By Dr. Asir Ajmal
The boy was sixteen. He looked upset, dark circles around his eyes bore witness to many a sleepless night in front of his laptop. He hesitated a bit, uneasy in his seat, and then confessed. “I am a sinner. I commit the sin every day and then repent. Everyday I promise Allah that I won’t do it again. But I am not strong enough. I switch on the laptop and there I go again.” This was a few years ago. More recently, the culprit is not the computer, but the mobile phone; And the teenagers, boys and girls are caught up in an addiction to pornography on their phones followed by masturbation.
This story is so common in Pakistan that every therapist reading it can relate. They must have seen tens of such clients if not more. And the problem is invariably giving into the carnal sin, but this sin, as one boy put it, is self-abuse.
It is not guilt alone that causes the distress. An incredible amount of pain is caused by the erroneous belief that somehow the act of masturbation is causing their bodies to erode from within, sapping all their strength. The idea that they would not only burn in hell in the afterlife, because they have sinned, but that their health is also being ruined in this world, is ironically responsible for ruining their mental health.
These erroneous and misinformed beliefs cause so much misery that these boys over time end up with extreme anxiety, depression and somatic symptoms.
The problem is that even among psychologists in Pakistan, there is no consensus on the issue, let alone among parents, teachers, priests or doctors. I once attended a workshop where the psychologist suggested removing the door from the boy’s bedroom and depriving him of privacy in order to prevent the “vice of self-abuse”. She even suggested that the boy be made to put on boxing gloves to keep his hands away from mischief.
I was shocked and when I complained to a senior psychologist, who incidentally was a Freudian– I expected him to understand– he said he didn’t agree with me that masturbation was a harmless act. After all, was it not Freud who had said that masturbation weakens the personality and causes neurasthenia?
ISLAM DOES NOT FORBID IT.
On the issue of Islam, I found many religious sources that declared masturbation as not sinful. Some even argued that masturbation was a protection against fornication and adultery, and was therefore certainly not a sin, if not a virtue.
GIRLS ALSO SUFFER FROM GUILT & MISCONCEPTIONS
When an earlier version of this article was first published, a woman, also a clinical psychologist, commented that in her view it was a harmful act not only for boys and men, but also for women.

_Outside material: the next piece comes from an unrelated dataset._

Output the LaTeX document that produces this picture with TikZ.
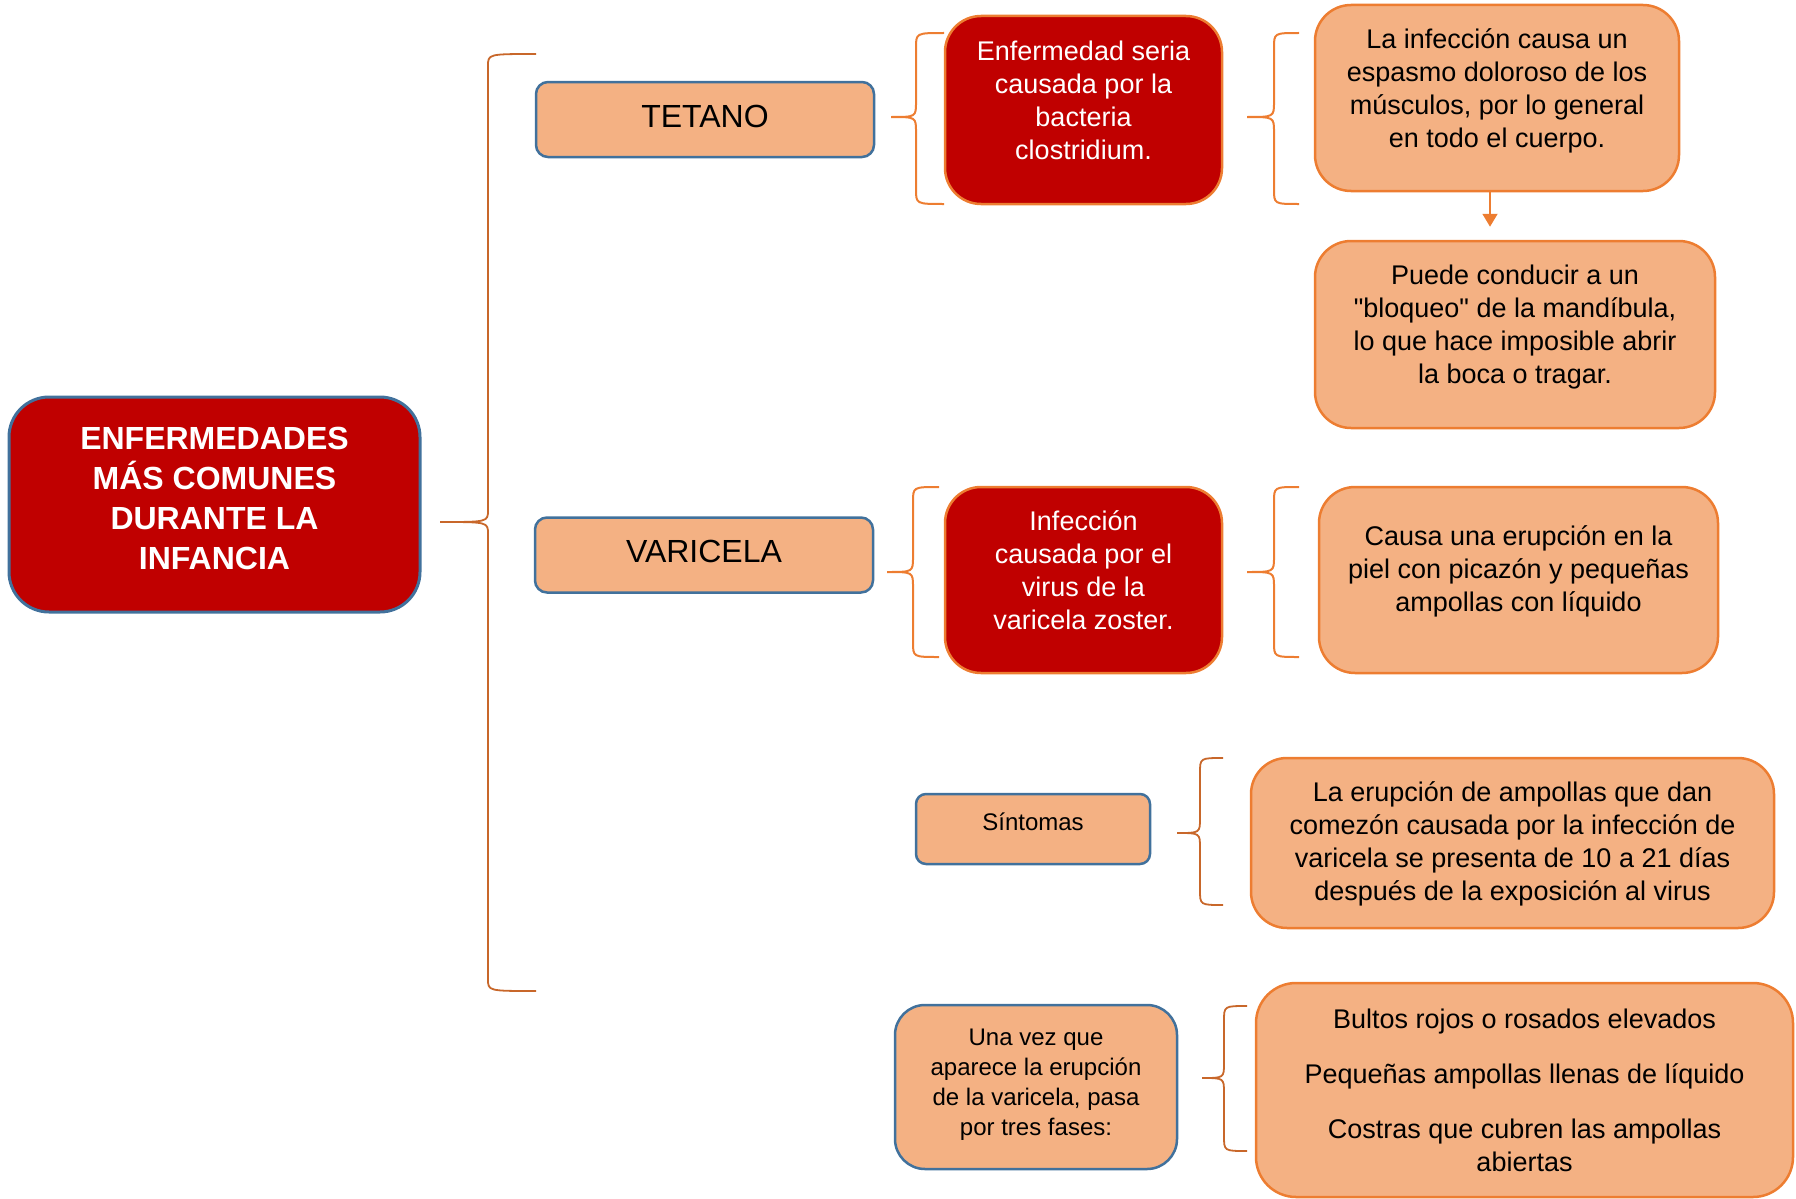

She thought that girls experience infertility and other gynecological complications because of masturbation.
There is absolutely no basis to such claims. Also from am an Islamic point of view, one can see how if the logic of prevention of adultery applies to men, it can be applied to women also.
SEX EDUCATION IS NEEDED EVEN FOR PSYCHOLOGISTS
I educate such clients about the harmlessness of masturbation both in physical as well as religious sense. Educating young men about sex and masturbation is something most Pakistani psychologist have to do at some point in their careers. I wonder if psychologists understand their responsibility to first educate themselves about sex and sex education. It will do them, their partners, and their clients some good.